Be that as it may, it is indeed possible for investors to avail of the aforementioned rates for little or no risk at all. However, the choice of fund is important. Remember that this is not true for all income schemes available in the market. The average one-year return on most income schemes is still a paltry 4-5 per cent p.a. This happens on account of the fact that existing income schemes are saddled with already invested paper languishing at lower rates. When the current rates in the economy start to climb, this existing low yield paper has to be sold at a discount thereby lowering the NAV and the return on investment.

Interest rates and prices of fixed income instruments share an inverse relationship. In other words, when the overall interest rates in the economy rise, the prices of fixed income earning instruments fall and vice versa. This is called the interest rate risk and adjusting the portfolio to the market rate of return is 'Marking to Market'.

To illustrate, we assume that the current NAV of the MF is Rs 10 and its corpus is Rs 1,000 crore (Rs 10 billion). Now suppose, the interest rate rises from 6.0 to 8.0 per cent. Immediately thereafter you wish to invest Rs 100,000 in the scheme. Realise that the entire corpus of the fund stands invested at an average return of 6.0 per cent.

If the fund sells the units to you at it's current NAV of Rs 10, you will be allotted 10,000 units. This will not be a good deal for you. The return on your money that will be invested at 8 per cent will be shared by all other investors too.

This is injustice to you. Therefore, something has to be done by the Fund to protect your interest.

Here comes the 'Mark to Market' concept. In simple terms, the fund lowers its NAV to Rs 7.50. You will be allotted 13,333 units and not 10,000. The return on 13,333 units at an NAV of Rs. 7.50 would be the same as that of 10,000 units at Rs. 10.

In other words, the NAV falls when the interest rates rise and vice versa. To put it differently, when interest rates rise, the value of long-term debt gets diluted.

Getting out of the trap

There are two ways that one can get out of this trap. One is by holding the investments till maturity.

Realise that interest rate risk discussed earlier only comes into play when a transaction is undertaken during the pendancy of the fixed income instrument. Ergo, it follows that if the investment is held till maturity, there would be no interest rate risk. Which is why, in investments such as PPF, Relief Bonds etc. there is no interest rate risk, as these investments are normally held till maturity.

Fixed Maturity Plans is another example where the mutual fund scheme concerned invests in underlying securities where the balance maturity period is the same as the tenure of the FMP, thereby eliminating the interest rate risk. However, funds invested in FMPs are locked in for a duration of the scheme and withdrawal if at all permitted is at a steep load.

The other way out is by investing in short-term instruments where there is minimum fluctuation in interest rates and hence there is little or no interest rate risk. Here is where short-term income schemes of MFs where the average maturity of the portfolio is extremely low comes in.
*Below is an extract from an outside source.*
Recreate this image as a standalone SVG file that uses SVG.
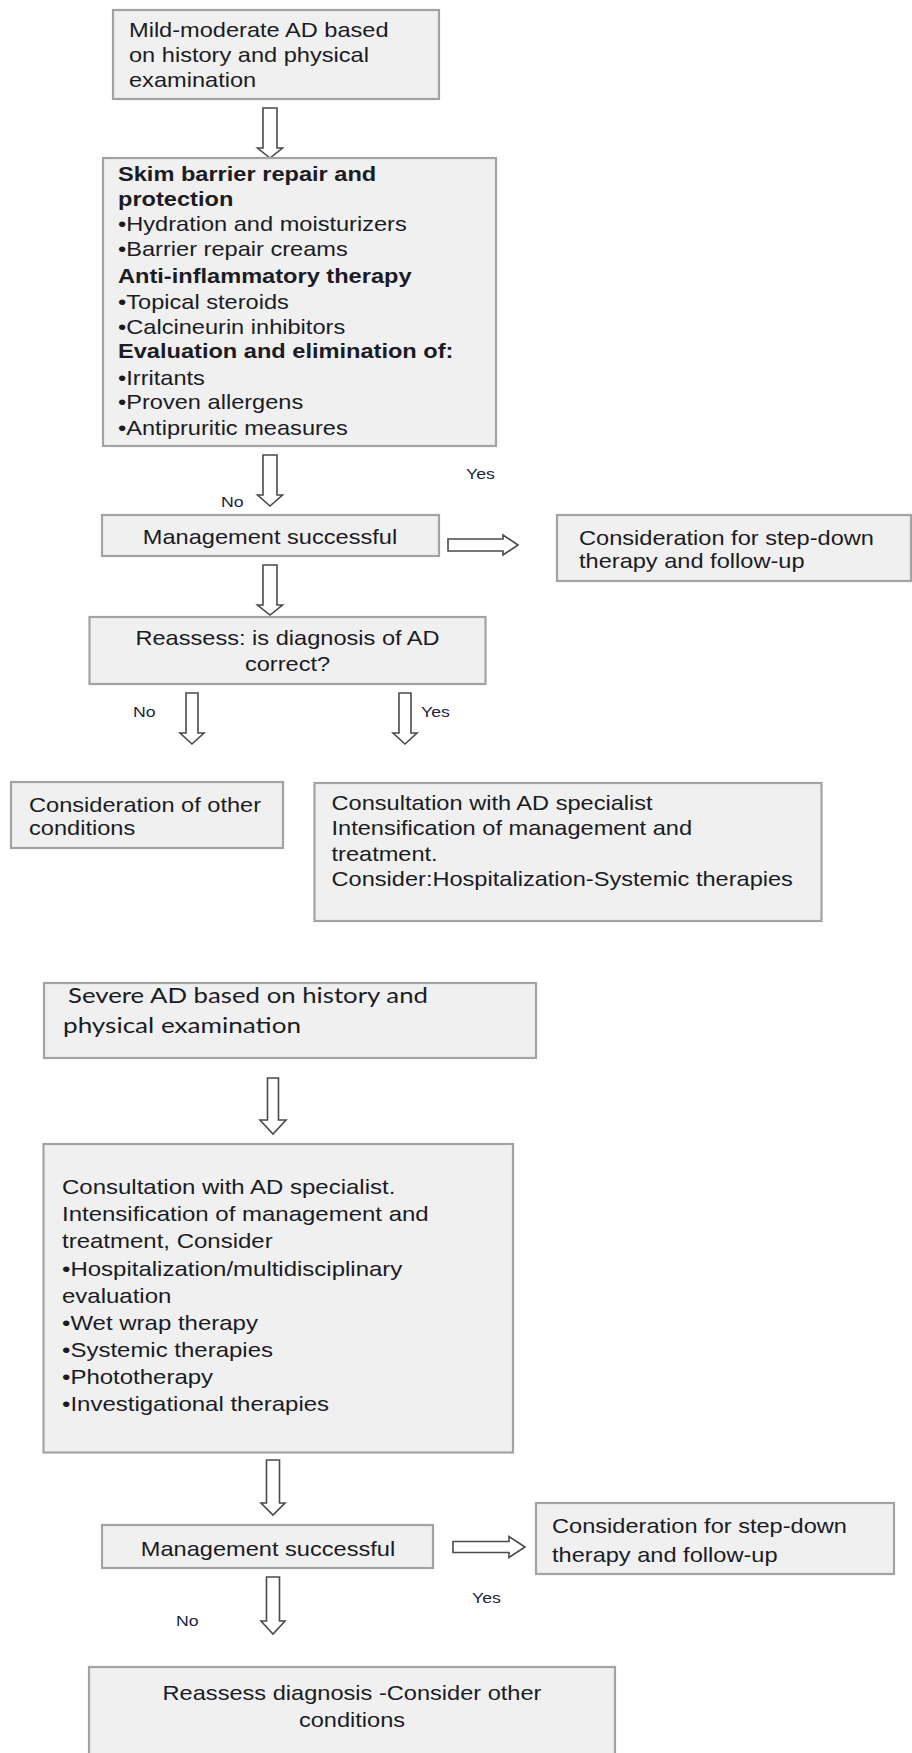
<svg xmlns="http://www.w3.org/2000/svg" width="912" height="1753" viewBox="0 0 912 1753">
<style>
.box{fill:#f0f0f0;stroke:#a3a3a3;stroke-width:2.2}
.t{font-family:"Liberation Sans",Arial,sans-serif;font-size:20px;fill:#1b1b24}
.b{font-weight:bold}
.lbl{font-family:"Liberation Sans",Arial,sans-serif;font-size:15px;fill:#1c2440}
.sv{font-family:Lato,"Liberation Sans",sans-serif;font-size:22px;fill:#1b1b24}
.arr{fill:#ffffff;stroke:#4a4a4a;stroke-width:1.6;stroke-linejoin:miter}
</style>
<rect width="912" height="1753" fill="#ffffff"/>
<g id="connectors">
<path class="arr" d="M263,108 L277,108 L277,148 L282.5,148 L270,158 L257.5,148 L263,148 Z"/>
<path class="arr" d="M263,455 L277,455 L277,495 L282.5,495 L270,506 L257.5,495 L263,495 Z"/>
<path class="arr" d="M263,565 L277,565 L277,605 L282.5,605 L270,615 L257.5,605 L263,605 Z"/>
<path class="arr" d="M186,693 L198,693 L198,733 L204,733 L192,744 L180,733 L186,733 Z"/>
<path class="arr" d="M399,693 L411,693 L411,733 L417,733 L405,744 L393,733 L399,733 Z"/>
<path class="arr" d="M448,539 L503,539 L503,535 L518,545 L503,555 L503,551 L448,551 Z"/>
<path class="arr" d="M267.5,1078 L278.5,1078 L278.5,1120 L286,1120 L273,1134 L260,1120 L267.5,1120 Z"/>
<path class="arr" d="M266.5,1460 L279.5,1460 L279.5,1503 L285,1503 L273,1515 L261,1503 L266.5,1503 Z"/>
<path class="arr" d="M453,1541.5 L509,1541.5 L509,1536.5 L525,1547 L509,1557.5 L509,1552.5 L453,1552.5 Z"/>
<path class="arr" d="M266.5,1577 L279.5,1577 L279.5,1621 L285,1621 L273,1634 L261,1621 L266.5,1621 Z"/>
<g transform="translate(221,0) scale(1.18,1)"><text class="lbl" x="0" y="507">No</text></g>
<g transform="translate(466,0) scale(1.18,1)"><text class="lbl" x="0" y="479">Yes</text></g>
<g transform="translate(133,0) scale(1.18,1)"><text class="lbl" x="0" y="717">No</text></g>
<g transform="translate(421,0) scale(1.18,1)"><text class="lbl" x="0" y="717">Yes</text></g>
<g transform="translate(472,0) scale(1.18,1)"><text class="lbl" x="0" y="1603">Yes</text></g>
<g transform="translate(176,0) scale(1.18,1)"><text class="lbl" x="0" y="1626">No</text></g>
</g>
<g id="mild">
<rect class="box" x="113" y="10" width="326" height="89"/>
<g transform="translate(129,0) scale(1.18,1)"><text class="t"><tspan x="0" y="37.5">Mild-moderate AD based</tspan><tspan x="0" y="62.5">on history and physical</tspan><tspan x="0" y="87.5">examination</tspan></text></g>
</g>
<g id="therapy">
<rect class="box" x="103" y="158" width="393" height="288"/>
<g transform="translate(118,0) scale(1.18,1)"><text class="t"><tspan class="b" x="0" y="181.5">Skim barrier repair and</tspan><tspan class="b" x="0" y="206">protection</tspan><tspan x="0" y="231">•Hydration and moisturizers</tspan><tspan x="0" y="256.5">•Barrier repair creams</tspan><tspan class="b" x="0" y="283">Anti-inflammatory therapy</tspan><tspan x="0" y="309.5">•Topical steroids</tspan><tspan x="0" y="334">•Calcineurin inhibitors</tspan><tspan class="b" x="0" y="358.5">Evaluation and elimination of:</tspan><tspan x="0" y="385">•Irritants</tspan><tspan x="0" y="409.5">•Proven allergens</tspan><tspan x="0" y="435">•Antipruritic measures</tspan></text></g>
</g>
<g id="mgmt1">
<rect class="box" x="102" y="515" width="337" height="41"/>
<g transform="translate(270,0) scale(1.18,1)"><text class="t" text-anchor="middle" x="0" y="544">Management successful</text></g>
</g>
<g id="stepdown1">
<rect class="box" x="557" y="515" width="354" height="66"/>
<g transform="translate(579,0) scale(1.18,1)"><text class="t"><tspan x="0" y="545">Consideration for step-down</tspan><tspan x="0" y="568">therapy and follow-up</tspan></text></g>
</g>
<g id="reassess1">
<rect class="box" x="89.5" y="617" width="396" height="67"/>
<g transform="translate(287.5,0) scale(1.18,1)"><text class="t" text-anchor="middle"><tspan x="0" y="645">Reassess: is diagnosis of AD</tspan><tspan x="0" y="671">correct?</tspan></text></g>
</g>
<g id="other1">
<rect class="box" x="11" y="782" width="272" height="66"/>
<g transform="translate(29,0) scale(1.18,1)"><text class="t"><tspan x="0" y="812">Consideration of other</tspan><tspan x="0" y="835">conditions</tspan></text></g>
</g>
<g id="consult1">
<rect class="box" x="314.5" y="783" width="507" height="138"/>
<g transform="translate(331.5,0) scale(1.18,1)"><text class="t"><tspan x="0" y="810">Consultation with AD specialist</tspan><tspan x="0" y="835">Intensification of management and</tspan><tspan x="0" y="861">treatment.</tspan><tspan x="0" y="886">Consider:Hospitalization-Systemic therapies</tspan></text></g>
</g>
<g id="severe">
<rect class="box" x="44" y="983" width="492" height="75"/>
<text class="sv" x="68" y="1003" textLength="360" lengthAdjust="spacingAndGlyphs">Severe AD based on history and</text>
<text class="sv" x="63" y="1033" textLength="238" lengthAdjust="spacingAndGlyphs">physical examination</text>
</g>
<g id="consult2">
<rect class="box" x="43.5" y="1144" width="469.5" height="308.5"/>
<g transform="translate(62,0) scale(1.2,1)"><text class="t"><tspan x="0" y="1194">Consultation with AD specialist.</tspan><tspan x="0" y="1221">Intensification of management and</tspan><tspan x="0" y="1248">treatment, Consider</tspan><tspan x="0" y="1276">•Hospitalization/multidisciplinary</tspan><tspan x="0" y="1303">evaluation</tspan><tspan x="0" y="1330">•Wet wrap therapy</tspan><tspan x="0" y="1357">•Systemic therapies</tspan><tspan x="0" y="1384">•Phototherapy</tspan><tspan x="0" y="1411">•Investigational therapies</tspan></text></g>
</g>
<g id="mgmt2">
<rect class="box" x="102" y="1525" width="331" height="43"/>
<g transform="translate(268,0) scale(1.18,1)"><text class="t" text-anchor="middle" x="0" y="1556">Management successful</text></g>
</g>
<g id="stepdown2">
<rect class="box" x="536" y="1503" width="358" height="71"/>
<g transform="translate(552,0) scale(1.18,1)"><text class="t"><tspan x="0" y="1533">Consideration for step-down</tspan><tspan x="0" y="1562">therapy and follow-up</tspan></text></g>
</g>
<g id="reassess2">
<rect class="box" x="89" y="1667" width="526" height="95"/>
<g transform="translate(352,0) scale(1.18,1)"><text class="t" text-anchor="middle"><tspan x="0" y="1700">Reassess diagnosis -Consider other</tspan><tspan x="0" y="1727">conditions</tspan></text></g>
</g>
</svg>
These offer an opportunity for diversification in relatively stable fixed income instruments where the portfolio does not contain extra baggage accumulated over the years.

For example; the portfolio of Reliance Short-term plan has an average maturity of just 338 days. With a low expense ratio and no load on entry as well as exit, such plans offer an excellent avenue for earning healthy returns at very low risk.

While it is true that a safe bank deposit earns 8 per cent per year, remember that this is fully taxable. At a 30 per cent tax rate, the return plummets to 5.6 per cent. At 33 per cent tax, the return is a paltry 5.36 per cent, which might not be enough even to cover true inflation. On the other hand, for short-term income schemes, being a non-equity fund, tax @10 per cent would be applicable across all tax slabs.

If you are looking to diversify your portfolio by adding fixed income, Short Term Income Plans could be a wise choice.